◆ Exercise aim:
"that" appears in how many lines of the entries? State only the number.

◆ Dataset:
****

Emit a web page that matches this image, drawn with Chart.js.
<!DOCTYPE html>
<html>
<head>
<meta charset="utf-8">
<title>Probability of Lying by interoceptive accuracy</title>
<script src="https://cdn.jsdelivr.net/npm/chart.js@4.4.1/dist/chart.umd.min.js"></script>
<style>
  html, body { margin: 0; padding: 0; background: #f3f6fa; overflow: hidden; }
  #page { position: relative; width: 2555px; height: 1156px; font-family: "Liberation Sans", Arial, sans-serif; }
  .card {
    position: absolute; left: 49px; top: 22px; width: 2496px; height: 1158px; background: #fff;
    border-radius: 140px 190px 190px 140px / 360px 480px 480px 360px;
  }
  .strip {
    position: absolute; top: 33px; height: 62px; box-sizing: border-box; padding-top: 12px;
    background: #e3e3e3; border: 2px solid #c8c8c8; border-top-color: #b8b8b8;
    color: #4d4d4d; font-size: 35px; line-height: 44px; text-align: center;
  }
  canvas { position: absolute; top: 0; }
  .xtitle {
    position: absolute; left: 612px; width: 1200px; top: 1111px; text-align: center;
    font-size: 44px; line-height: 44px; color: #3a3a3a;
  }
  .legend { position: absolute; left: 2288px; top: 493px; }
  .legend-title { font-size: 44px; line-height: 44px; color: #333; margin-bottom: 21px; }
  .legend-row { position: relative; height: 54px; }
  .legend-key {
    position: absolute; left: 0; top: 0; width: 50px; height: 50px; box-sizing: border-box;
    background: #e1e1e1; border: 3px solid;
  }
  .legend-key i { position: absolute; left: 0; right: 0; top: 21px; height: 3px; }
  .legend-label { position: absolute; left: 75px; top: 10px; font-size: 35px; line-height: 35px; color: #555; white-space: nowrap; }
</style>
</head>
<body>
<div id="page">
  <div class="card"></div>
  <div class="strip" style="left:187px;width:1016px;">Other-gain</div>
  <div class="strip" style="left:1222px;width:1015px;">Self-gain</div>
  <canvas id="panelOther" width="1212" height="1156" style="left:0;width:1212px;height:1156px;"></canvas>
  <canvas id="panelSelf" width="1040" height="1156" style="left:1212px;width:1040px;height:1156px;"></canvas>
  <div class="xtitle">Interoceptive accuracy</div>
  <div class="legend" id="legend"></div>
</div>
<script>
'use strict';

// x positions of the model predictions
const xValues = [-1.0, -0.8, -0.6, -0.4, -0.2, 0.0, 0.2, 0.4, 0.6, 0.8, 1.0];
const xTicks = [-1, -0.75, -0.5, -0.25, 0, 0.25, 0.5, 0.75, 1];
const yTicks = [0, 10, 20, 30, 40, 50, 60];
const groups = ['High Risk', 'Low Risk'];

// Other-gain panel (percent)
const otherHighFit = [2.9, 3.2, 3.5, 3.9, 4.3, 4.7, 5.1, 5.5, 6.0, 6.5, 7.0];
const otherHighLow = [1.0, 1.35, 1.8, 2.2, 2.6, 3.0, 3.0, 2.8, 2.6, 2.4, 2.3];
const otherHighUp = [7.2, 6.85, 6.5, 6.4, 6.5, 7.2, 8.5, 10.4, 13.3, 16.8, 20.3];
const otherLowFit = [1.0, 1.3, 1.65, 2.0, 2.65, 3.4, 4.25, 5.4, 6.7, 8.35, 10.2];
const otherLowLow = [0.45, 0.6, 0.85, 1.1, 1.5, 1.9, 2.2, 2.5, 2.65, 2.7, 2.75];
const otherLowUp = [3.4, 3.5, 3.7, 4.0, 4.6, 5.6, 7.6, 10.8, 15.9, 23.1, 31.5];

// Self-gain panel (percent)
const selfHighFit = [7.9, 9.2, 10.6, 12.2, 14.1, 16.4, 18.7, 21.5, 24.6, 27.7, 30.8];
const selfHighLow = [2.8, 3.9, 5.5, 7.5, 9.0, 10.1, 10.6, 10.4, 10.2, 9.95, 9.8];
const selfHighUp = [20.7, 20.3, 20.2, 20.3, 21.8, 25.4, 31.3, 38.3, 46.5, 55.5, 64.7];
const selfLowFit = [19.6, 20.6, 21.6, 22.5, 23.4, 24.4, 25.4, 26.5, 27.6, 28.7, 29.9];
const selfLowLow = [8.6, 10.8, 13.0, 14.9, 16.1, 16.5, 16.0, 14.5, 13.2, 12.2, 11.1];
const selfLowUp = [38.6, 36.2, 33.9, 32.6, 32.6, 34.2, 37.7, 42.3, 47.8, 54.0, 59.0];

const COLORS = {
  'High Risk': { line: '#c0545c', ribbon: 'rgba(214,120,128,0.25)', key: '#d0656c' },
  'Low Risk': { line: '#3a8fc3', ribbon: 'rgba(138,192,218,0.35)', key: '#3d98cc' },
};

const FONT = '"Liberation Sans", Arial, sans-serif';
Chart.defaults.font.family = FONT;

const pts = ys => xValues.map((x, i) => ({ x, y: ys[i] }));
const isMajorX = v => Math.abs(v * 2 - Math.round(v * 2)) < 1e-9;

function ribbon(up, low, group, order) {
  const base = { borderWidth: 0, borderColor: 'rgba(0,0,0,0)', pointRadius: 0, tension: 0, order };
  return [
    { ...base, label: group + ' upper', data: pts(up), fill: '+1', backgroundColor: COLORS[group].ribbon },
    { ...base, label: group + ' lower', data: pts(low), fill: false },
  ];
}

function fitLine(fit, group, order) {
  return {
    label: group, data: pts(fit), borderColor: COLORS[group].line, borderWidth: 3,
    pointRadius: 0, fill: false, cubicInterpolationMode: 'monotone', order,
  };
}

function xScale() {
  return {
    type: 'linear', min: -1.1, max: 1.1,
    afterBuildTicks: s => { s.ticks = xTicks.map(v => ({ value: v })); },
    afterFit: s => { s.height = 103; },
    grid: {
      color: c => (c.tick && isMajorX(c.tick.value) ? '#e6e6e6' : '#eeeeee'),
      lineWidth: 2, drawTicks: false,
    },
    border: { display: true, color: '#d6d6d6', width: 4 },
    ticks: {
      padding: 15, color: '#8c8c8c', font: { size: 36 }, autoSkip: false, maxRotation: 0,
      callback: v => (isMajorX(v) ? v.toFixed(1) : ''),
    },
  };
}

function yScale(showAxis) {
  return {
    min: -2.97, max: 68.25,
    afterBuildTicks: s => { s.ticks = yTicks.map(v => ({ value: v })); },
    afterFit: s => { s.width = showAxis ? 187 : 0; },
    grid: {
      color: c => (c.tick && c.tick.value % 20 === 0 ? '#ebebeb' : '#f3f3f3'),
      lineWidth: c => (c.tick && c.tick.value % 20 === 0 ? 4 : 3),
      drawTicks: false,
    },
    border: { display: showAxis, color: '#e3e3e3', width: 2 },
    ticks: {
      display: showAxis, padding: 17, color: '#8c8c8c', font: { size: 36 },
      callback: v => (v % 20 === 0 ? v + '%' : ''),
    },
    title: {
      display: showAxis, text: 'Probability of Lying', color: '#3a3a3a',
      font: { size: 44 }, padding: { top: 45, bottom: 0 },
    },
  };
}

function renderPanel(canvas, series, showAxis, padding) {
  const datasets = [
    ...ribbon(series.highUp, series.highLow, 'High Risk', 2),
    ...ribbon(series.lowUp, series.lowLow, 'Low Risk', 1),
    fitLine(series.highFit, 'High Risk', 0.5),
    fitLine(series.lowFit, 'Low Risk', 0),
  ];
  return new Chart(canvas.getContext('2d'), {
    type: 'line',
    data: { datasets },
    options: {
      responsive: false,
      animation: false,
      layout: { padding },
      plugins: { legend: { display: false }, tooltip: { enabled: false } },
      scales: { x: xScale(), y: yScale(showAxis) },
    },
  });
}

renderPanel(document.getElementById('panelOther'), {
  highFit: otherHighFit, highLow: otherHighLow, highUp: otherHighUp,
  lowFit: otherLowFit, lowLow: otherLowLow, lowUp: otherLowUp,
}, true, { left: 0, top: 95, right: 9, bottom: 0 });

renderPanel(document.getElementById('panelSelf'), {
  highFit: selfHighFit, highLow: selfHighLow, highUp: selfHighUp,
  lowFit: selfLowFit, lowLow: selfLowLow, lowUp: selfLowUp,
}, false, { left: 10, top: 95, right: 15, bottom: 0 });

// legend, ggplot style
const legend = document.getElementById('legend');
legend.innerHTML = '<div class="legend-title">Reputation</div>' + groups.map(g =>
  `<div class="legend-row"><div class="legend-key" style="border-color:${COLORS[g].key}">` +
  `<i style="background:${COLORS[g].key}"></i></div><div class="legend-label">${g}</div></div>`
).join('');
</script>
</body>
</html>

****

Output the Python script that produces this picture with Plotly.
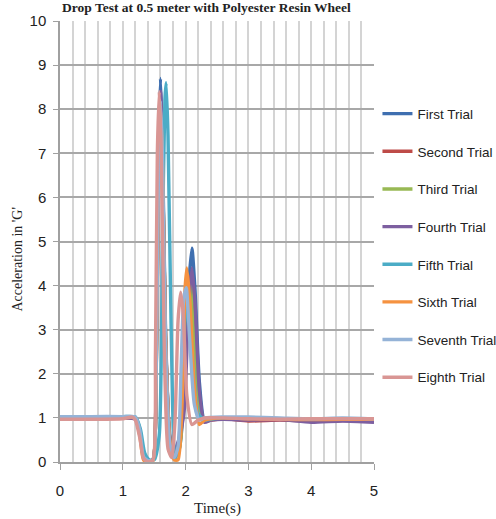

****

◆ Output for this exercise:
2